Helen soon meets Walter when out on a walk with little Arthur and Rachel. He pays her a pretty compliment and invites her to dinner at the Grove the following night. He then asks if she has heard from Arthur lately, and she admits she has not. Walter angrily denounces Arthur’s neglect of her, and says that he finds Arthur’s behavior unfathomable. Why, when he has such a wife and child, not to mention such a luxurious estate, does he stay away? Helen says it must be because he prefers the dissipated company of his friends to the sober nature of country and family life, insinuating that Walter should know something about that.
Walter is not endearing himself to Helen by reminding her of her husband’s neglect. Helen is becoming, in effect, a prisoner at Grassdale Manor. She has no money of her own and therefore cannot leave, and is just left to wait for her husband to return. She is also forced by Arthur’s absence to consider the fact that he prefers the company of a number of drunken men to her. It is a life of luxury but a lonely one.
Walter attempts to defend himself, saying that he has always had moderate habits and he has done his best to talk sense into Arthur, but to no avail. Helen asks him to please stop abusing her husband. It hurts her to hear of his faults from strangers. It is now Walter’s turn to be hurt. He was under the impression they were friends. Helen rebuffs him, and he takes his leave, stopping for a moment to hold little Arthur. Rachel is impressed and concludes he is a kind gentleman, but Helen still has her doubts.
Walter’s sudden presence in Helen’s life suggests parallels between his affection for her and Gilbert’s, especially because Helen is often rebuffing Walter’s overtures of friendship. Having suffered as Arthur’s wife, she is now finding it difficult to trust other men, even when they claim to have pure motives.
Walter very much acts the part of the gentleman the next night at the Hargraves’. He is thoughtful but not overly affectionate toward Helen, and when Mrs. Hargrave starts to complain about Arthur’s neglect of his wife, Walter silences her and changes the subject. Still, Helen does not like him. She senses that selfishness is motivating him to seek her friendship and so she is on her guard.
Esther and Milicent are very proud of their brother and consider him superior to his peers, but Helen is not convinced. She thinks his gentleman act is just that: an act.
Helen does not meet Walter alone until one bright, hot day at the end of July. She is delighting little Arthur with a bouquet of flowers when Walter approaches them, commenting on Walter’s growth and the beauty of the scene Helen and her son make at the side of a brook. He asks if she has heard from Arthur lately, and when she says she has not, he produces a letter from his friend in which he says he will be back in the country next week. Helen scoffs at the idea.
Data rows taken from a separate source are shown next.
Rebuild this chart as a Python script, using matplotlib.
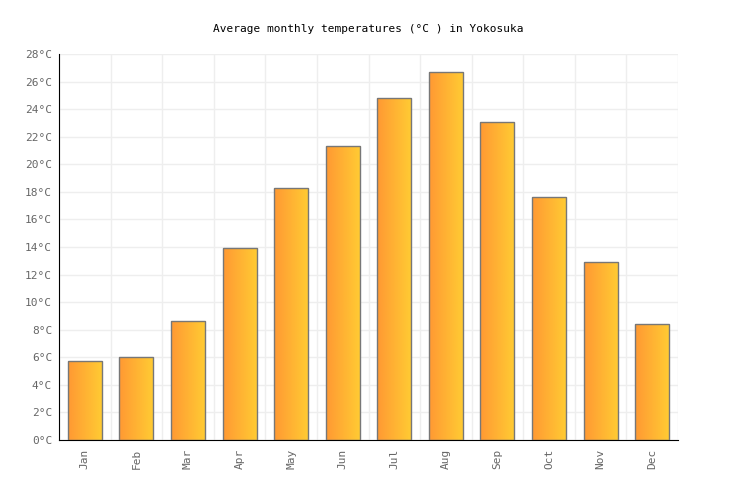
import numpy as np
import matplotlib.pyplot as plt
from matplotlib.colors import LinearSegmentedColormap

months = ["Jan", "Feb", "Mar", "Apr", "May", "Jun", "Jul", "Aug", "Sep", "Oct", "Nov", "Dec"]
temps = [5.7, 6.0, 8.6, 13.9, 18.3, 21.3, 24.8, 26.7, 23.1, 17.6, 12.9, 8.4]
yticks = list(range(0, 29, 2))
ytick_labels = [f"{t}°C" for t in yticks]

plt.rcParams['font.family'] = ['DejaVu Sans Mono', 'DejaVu Sans']

fig = plt.figure(figsize=(7.36, 5.0), dpi=100)
ax = fig.add_axes([0.0802, 0.12, 0.841, 0.772])

x = np.arange(len(months))
bars = ax.bar(x, temps, width=0.66, color='none', edgecolor='#777777', linewidth=1.0, zorder=3)

# horizontal orange -> yellow gradient inside each bar
cmap = LinearSegmentedColormap.from_list("og", ["#ff9933", "#ffcc33"])
grad = np.linspace(0, 1, 64).reshape(1, -1)
for b in bars:
    im = ax.imshow(grad, cmap=cmap, aspect='auto', zorder=2,
                   extent=[b.get_x(), b.get_x() + b.get_width(), 0, b.get_height()])
    im.set_clip_path(b)

ax.set_xlim(-0.5, len(months) - 0.5)
ax.set_ylim(0, 28)
ax.set_yticks(yticks)
ax.set_yticklabels(ytick_labels)
ax.set_xticks(x)
ax.set_xticklabels(months, rotation=90)

# grid: horizontal at ticks, vertical at category boundaries
for t in yticks:
    ax.axhline(t, color='#eeeeee', linewidth=1, zorder=1)
for k in range(len(months) + 1):
    ax.axvline(k - 0.5, color='#eeeeee', linewidth=1, zorder=1)

for s in ['top', 'right']:
    ax.spines[s].set_visible(False)
ax.spines['left'].set_color('black')
ax.spines['bottom'].set_color('black')
ax.tick_params(axis='both', colors='#666666', labelsize=8, length=0)
ax.tick_params(axis='y', pad=5)
ax.tick_params(axis='x', pad=6)

fig.text(0.5, 0.942, "Average monthly temperatures (°C ) in Yokosuka",
         ha='center', va='center', fontsize=8, color='black')

fig.savefig("out.png", dpi=100)
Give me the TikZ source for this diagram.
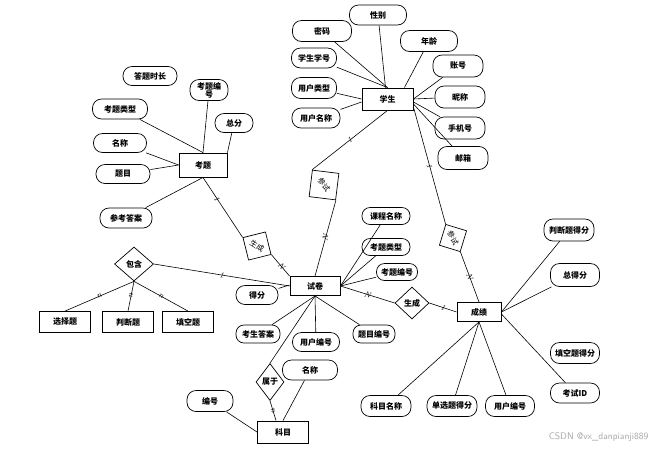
\documentclass[tikz,border=0pt]{standalone}
\usepackage{fontspec}
\newfontfamily\cjk{Noto Sans CJK SC}
\usetikzlibrary{shapes.geometric}
\begin{document}
\begin{tikzpicture}[x=1pt,y=-1pt,
  font=\cjk\bfseries\fontsize{8}{9}\selectfont,
  ent/.style={draw, line width=0.9pt, inner sep=0pt, minimum width=50pt, minimum height=20pt},
  attr/.style={draw, line width=0.7pt, rounded corners=9pt, inner sep=1pt, minimum width=50pt, minimum height=20pt},
  rel/.style={diamond, draw, line width=0.7pt, inner sep=0pt},
  rrel/.style={diamond, draw, line width=0.7pt, inner sep=0pt, font=\cjk\fontsize{7.5}{8}\selectfont},
  lnk/.style={line width=0.6pt},
  lab/.style={font=\rmfamily\itshape\fontsize{8}{8}\selectfont, sloped, inner sep=0pt}]
\useasboundingbox[fill=white] (0,0) rectangle (661,451);

% entities
\node[ent, minimum width=51pt, minimum height=22pt] (stu) at (387.5,99) {学生};
\node[ent, minimum width=48pt, minimum height=24pt] (kt) at (203,165) {考题};
\node[ent, minimum width=50pt, minimum height=19pt] (sj) at (315,286) {试卷};
\node[ent, minimum width=44pt, minimum height=19pt] (cj) at (479,312) {成绩};
\node[ent, minimum width=51pt, minimum height=22pt] (km) at (283,432) {科目};
\node[ent, minimum width=51pt, minimum height=21pt] (xzt) at (65,322) {选择题};
\node[ent, minimum width=51pt, minimum height=21pt] (pdt) at (128,322) {判断题};
\node[ent, minimum width=51pt, minimum height=21pt] (tkt) at (188,322) {填空题};

% 学生 attributes
\node[attr, minimum width=59pt, minimum height=21pt] (mm) at (322,31) {密码};
\node[attr, minimum width=57pt] (xb) at (378,15) {性别};
\node[attr, minimum width=57pt, minimum height=21pt] (nl) at (429,41) {年龄};
\node[attr, minimum width=45pt] (xsxh) at (314,58) {学生学号};
\node[attr, minimum width=45pt, minimum height=21pt] (yhlx) at (314,88) {用户类型};
\node[attr, minimum width=48pt] (yhmc) at (316,118) {用户名称};
\node[attr, minimum height=22pt] (zh) at (458,66) {账号};
\node[attr, minimum height=22pt] (nc) at (460,97) {昵称};
\node[attr, minimum height=22pt] (sjh) at (460,128) {手机号};
\node[attr, minimum height=23pt] (yx) at (463,158) {邮箱};

% 考题 attributes
\node[attr, minimum width=54pt, minimum height=19pt] (dtsc) at (150,76) {答题时长};
\node[attr, minimum width=38pt, minimum height=21pt, align=center, font=\cjk\bfseries\fontsize{8}{8}\selectfont] (ktbh) at (209,90) {考题编\\号};
\node[attr, minimum width=55pt] (ktlx) at (120,109) {考题类型};
\node[attr, minimum width=38pt, minimum height=19pt] (zf) at (234,123) {总分};
\node[attr, minimum width=53pt, minimum height=19pt] (mc) at (120,143) {名称};
\node[attr, minimum width=54pt, minimum height=19pt] (tm) at (123,174) {题目};
\node[attr, minimum width=52pt] (ckda) at (126,218) {参考答案};

% 试卷 attributes
\node[attr, rounded corners=8pt, minimum width=48pt, minimum height=17pt] (kcmc) at (386,216) {课程名称};
\node[attr, rounded corners=8pt, minimum width=48pt, minimum height=17pt] (ktlx2) at (386,247) {考题类型};
\node[attr, rounded corners=8pt, minimum width=41pt, minimum height=17pt] (ktbh2) at (397,272) {考题编号};
\node[attr, minimum width=42pt, minimum height=19pt] (df) at (257,295) {得分};
\node[attr, rounded corners=8pt, minimum width=44pt, minimum height=18pt] (kssda) at (258,334) {考生答案};
\node[attr, minimum width=47pt, minimum height=19pt] (yhbh) at (316,342) {用户编号};
\node[attr, rounded corners=8pt, minimum width=42pt, minimum height=18pt] (tmbh) at (374,334) {题目编号};

% 成绩 attributes
\node[attr, minimum height=22pt] (pdtdf) at (569,230) {判断题得分};
\node[attr, minimum width=49pt, minimum height=23pt] (zdf) at (575,275) {总得分};
\node[attr, minimum width=49pt, minimum height=21pt] (tktdf) at (575,353) {填空题得分};
\node[attr, minimum width=49pt] (ksid) at (575,393) {考试ID};
\node[attr, minimum height=21pt] (kmmc) at (386,406) {科目名称};
\node[attr, minimum height=21pt] (dxtdf) at (452,406) {单选题得分};
\node[attr, minimum width=49pt, minimum height=21pt] (yhbh2) at (510,406) {用户编号};

% 科目 attributes
\node[attr, minimum width=55pt] (mc2) at (310,370) {名称};
\node[attr, minimum width=46pt, minimum height=21pt] (bh) at (210,401) {编号};

% relations
\node[rel, minimum width=39pt, minimum height=34pt] (bh1) at (134,264) {包含};
\node[rel, minimum width=34pt, minimum height=32pt] (sc2) at (412,303) {生成};
\node[rel, minimum width=28pt, minimum height=37pt] (sy) at (270,382) {属于};
\node[rrel, minimum width=33pt, minimum height=33pt, rotate=-31] (sc1) at (257,246) {生成};
\node[rrel, minimum width=38pt, minimum height=38pt, rotate=-52] (cs1) at (324,185) {参试};
\node[rrel, minimum width=31pt, minimum height=31pt, rotate=-62] (cs2) at (453,238) {参试};

% 学生 links
\draw[lnk] (mm) -- (stu.north);
\draw[lnk] (xb) -- ([xshift=-2pt]stu.north);
\draw[lnk] (nl) -- ([xshift=-9pt]stu.north east);
\draw[lnk] (xsxh) -- (stu.north);
\draw[lnk] (yhlx) -- (stu.west);
\draw[lnk] (yhmc) -- ([yshift=-3pt]stu.west);
\draw[lnk] (zh) -- (stu.east);
\draw[lnk] (nc) -- (stu.east);
\draw[lnk] (sjh) -- ([yshift=-3pt]stu.east);
\draw[lnk] (yx) -- ([yshift=-5pt]stu.east);
\draw[lnk] (stu.south) -- node[lab]{1} (cs1.west);
\draw[lnk] (cs1.east) -- node[lab]{N} (sj.north);
\draw[lnk] ([yshift=-8pt]stu.east) -- node[lab]{1} (cs2.west);
\draw[lnk] (cs2.east) -- node[lab]{N} (cj.north);

% 考题 links
\draw[lnk] (ktlx) -- (kt.north);
\draw[lnk] (ktbh) -- (kt.north);
\draw[lnk] (zf) -- (kt.north east);
\draw[lnk] (mc) -- (kt.west);
\draw[lnk] (tm) -- (kt.west);
\draw[lnk] (ckda) -- (kt.south);
\draw[lnk] (kt.south) -- node[lab, pos=0.35]{1} (sc1.west);
\draw[lnk] (sc1.east) -- node[lab, pos=0.55]{N} (sj.north west);

% 试卷 links
\draw[lnk] (kcmc) -- (sj.east);
\draw[lnk] (ktlx2) -- (sj.east);
\draw[lnk] (ktbh2) -- (sj.east);
\draw[lnk] (df) -- ([yshift=1pt]sj.west);
\draw[lnk] (bh1.east) -- node[lab]{1} (sj.west);
\draw[lnk] (kssda) -- (sj.south);
\draw[lnk] (yhbh) -- (sj.south);
\draw[lnk] (tmbh) -- (sj.south);
\draw[lnk] (sy.north) -- (sj.south);
\draw[lnk] (sj.east) -- node[lab]{N} (sc2.west);
\draw[lnk] (sc2.east) -- node[lab]{1} (cj.west);

% 成绩 links
\draw[lnk] (pdtdf) -- (cj.east);
\draw[lnk] (zdf) -- (cj.east);
\draw[lnk] (ksid) -- ([yshift=-2pt]cj.east);
\draw[lnk] (kmmc) -- (cj.south);
\draw[lnk] (dxtdf) -- (cj.south);
\draw[lnk] (yhbh2) -- (cj.south);

% 科目 links
\draw[lnk] (sy.south) -- node[lab]{n} ([xshift=-7pt]km.north);
\draw[lnk] (mc2) -- (km.north);
\draw[lnk] (bh) -- (km.west);

% 包含 links
\draw[lnk] (bh1.south) -- node[lab]{n} (xzt.north);
\draw[lnk] (bh1.south) -- node[lab]{n} (pdt.north);
\draw[lnk] (bh1.south) -- node[lab]{n} (tkt.north);

% watermark
\node[font=\fontsize{9.5}{10}\selectfont\sffamily, text=black!35, anchor=east] (wm) at (652,437) {CSDN @vx\_danpianji889};
\end{tikzpicture}
\end{document}
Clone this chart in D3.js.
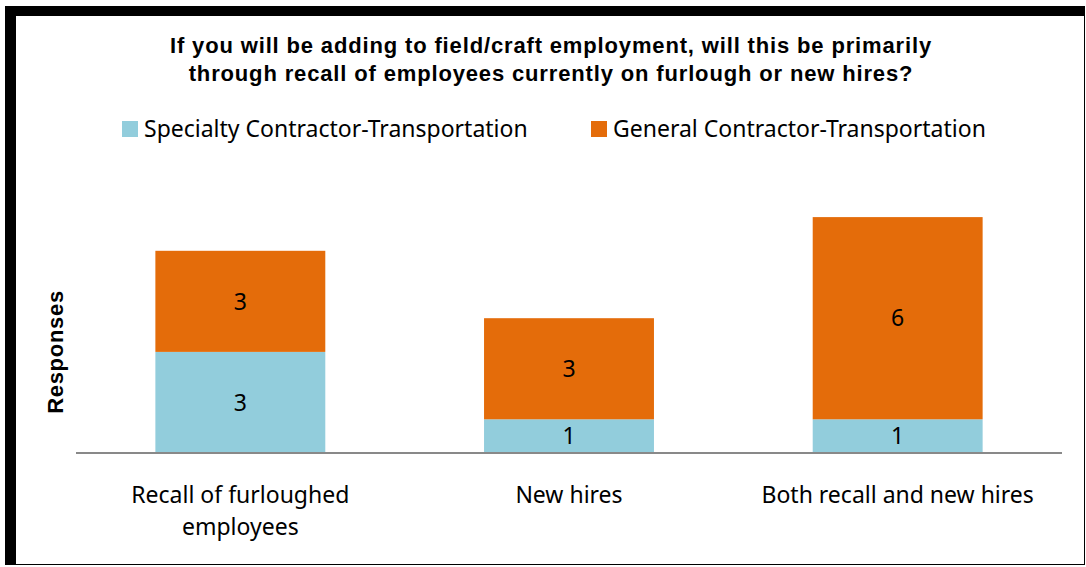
<!DOCTYPE html>
<html lang="en">
<head>
<meta charset="utf-8">
<title>Field/craft employment</title>
<script src="https://cdn.jsdelivr.net/npm/d3@7"></script>
<style>
  body { margin: 0; background: #fff; }
  text { fill: #000; }
</style>
</head>
<body>
<script>
// chart data
var categories = ["Recall of furloughed employees", "New hires", "Both recall and new hires"];
var categoryLines = [["Recall of furloughed", "employees"], ["New hires"], ["Both recall and new hires"]];
var seriesNames = ["Specialty Contractor-Transportation", "General Contractor-Transportation"];
var specialty = [3, 1, 1];
var general = [3, 3, 6];
var titleLines = ["If you will be adding to field/craft employment, will this be primarily",
                  "through recall of employees currently on furlough or new hires?"];

var w = 1086, h = 567;
var colors = ["#92CDDC", "#E46C0A"];
var bodyFont = "Noto Sans, sans-serif";
var boldFont = "Liberation Sans, Arial, sans-serif";

var svg = d3.select("body").append("svg")
    .attr("width", w)
    .attr("height", h);

// frame: heavy top/left, thin right/bottom
svg.append("rect").attr("x", 5).attr("y", 6).attr("width", 1079).attr("height", 10).attr("fill", "#000");
svg.append("rect").attr("x", 5).attr("y", 6).attr("width", 11).attr("height", 559).attr("fill", "#000");
svg.append("line").attr("x1", 5).attr("x2", 1085).attr("y1", 564.5).attr("y2", 564.5).attr("stroke", "#000").attr("stroke-width", 1);
svg.append("line").attr("x1", 1084.5).attr("x2", 1084.5).attr("y1", 6).attr("y2", 565).attr("stroke", "#000").attr("stroke-width", 1);

// title
svg.append("g").selectAll("text")
    .data(titleLines)
    .enter().append("text")
    .attr("x", 551)
    .attr("y", function(d, i) { return 53 + i * 28; })
    .attr("text-anchor", "middle")
    .style("font-family", boldFont)
    .style("font-weight", "bold")
    .style("font-size", "22px")
    .style("letter-spacing", "0.85px")
    .text(function(d) { return d; });

// legend
var legendX = [122, 591];
var legend = svg.append("g").selectAll("g")
    .data(seriesNames)
    .enter().append("g")
    .attr("transform", function(d, i) { return "translate(" + legendX[i] + ",121)"; });
legend.append("rect")
    .attr("width", 16).attr("height", 16)
    .attr("fill", function(d, i) { return colors[i]; });
legend.append("text")
    .attr("x", 22).attr("y", 16)
    .style("font-family", bodyFont)
    .style("font-size", "23px")
    .text(function(d) { return d; });

// scales
var x = d3.scaleBand()
    .domain(categories)
    .range([76, 1062])
    .paddingInner(0.483)
    .paddingOuter(0.2415);
var y = d3.scaleLinear()
    .domain([0, 8])
    .range([453, 183.4]);

var rows = categories.map(function(c, i) {
  return { cat: c, specialty: specialty[i], general: general[i] };
});
var layers = d3.stack().keys(["specialty", "general"])(rows);

var layer = svg.append("g").selectAll("g")
    .data(layers)
    .enter().append("g")
    .attr("fill", function(d, i) { return colors[i]; });

layer.selectAll("rect")
    .data(function(d) { return d; })
    .enter().append("rect")
    .attr("x", function(d) { return x(d.data.cat); })
    .attr("width", x.bandwidth())
    .attr("y", function(d) { return y(d[1]); })
    .attr("height", function(d) { return y(d[0]) - y(d[1]); });

layer.selectAll("text")
    .data(function(d) { return d; })
    .enter().append("text")
    .attr("x", function(d) { return x(d.data.cat) + x.bandwidth() / 2; })
    .attr("y", function(d) { return (y(d[0]) + y(d[1])) / 2; })
    .attr("dy", "0.36em")
    .attr("text-anchor", "middle")
    .style("font-family", bodyFont)
    .style("font-size", "23px")
    .style("fill", "#000")
    .text(function(d) { return d[1] - d[0]; });

// x axis baseline
svg.append("line")
    .attr("x1", 76).attr("x2", 1062)
    .attr("y1", y(0)).attr("y2", y(0))
    .attr("stroke", "#898989")
    .attr("stroke-width", 2);

// category labels
var catLabel = svg.append("g").selectAll("text")
    .data(categories)
    .enter().append("text")
    .attr("text-anchor", "middle")
    .style("font-family", bodyFont)
    .style("font-size", "23px");
catLabel.selectAll("tspan")
    .data(function(d, i) { return categoryLines[i].map(function(t) { return { t: t, c: d }; }); })
    .enter().append("tspan")
    .attr("x", function(d) { return x(d.c) + x.bandwidth() / 2; })
    .attr("y", function(d, i) { return 503 + i * 32; })
    .text(function(d) { return d.t; });

// y axis title
svg.append("text")
    .attr("transform", "translate(63,352) rotate(-90)")
    .attr("text-anchor", "middle")
    .style("font-family", boldFont)
    .style("font-weight", "bold")
    .style("font-size", "22px")
    .style("letter-spacing", "0.7px")
    .text("Responses");
</script>
</body>
</html>
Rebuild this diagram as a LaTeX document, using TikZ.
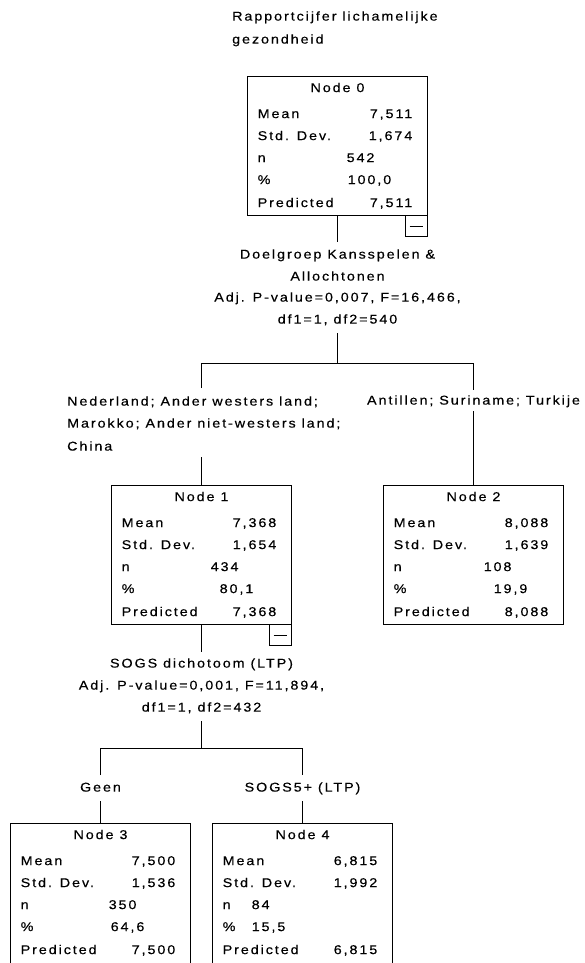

He has been promising to return next week for months, but Walter tells her that it was always Arthur’s intention to return in July. This revelation hurts Helen, but she is still excited at the thought of seeing her husband. She hopes to impress upon him when he arrives just how much he has wronged her with his absence.
Again, the parallels between Walter Hargrave and Gilbert Markham are striking. Like Gilbert, Walter is in awe of the beauty of the scene when he comes across Helen with her son (and flowers are present as well). But this is where the similarity ends. As a friend of Arthur’s, Walter is tainted in Helen’s eyes, especially since he seems to be in the know about Arthur’s planned-on return date. Her optimism at this point strains belief—she still thinks she can change Arthur by scolding him as a mother would.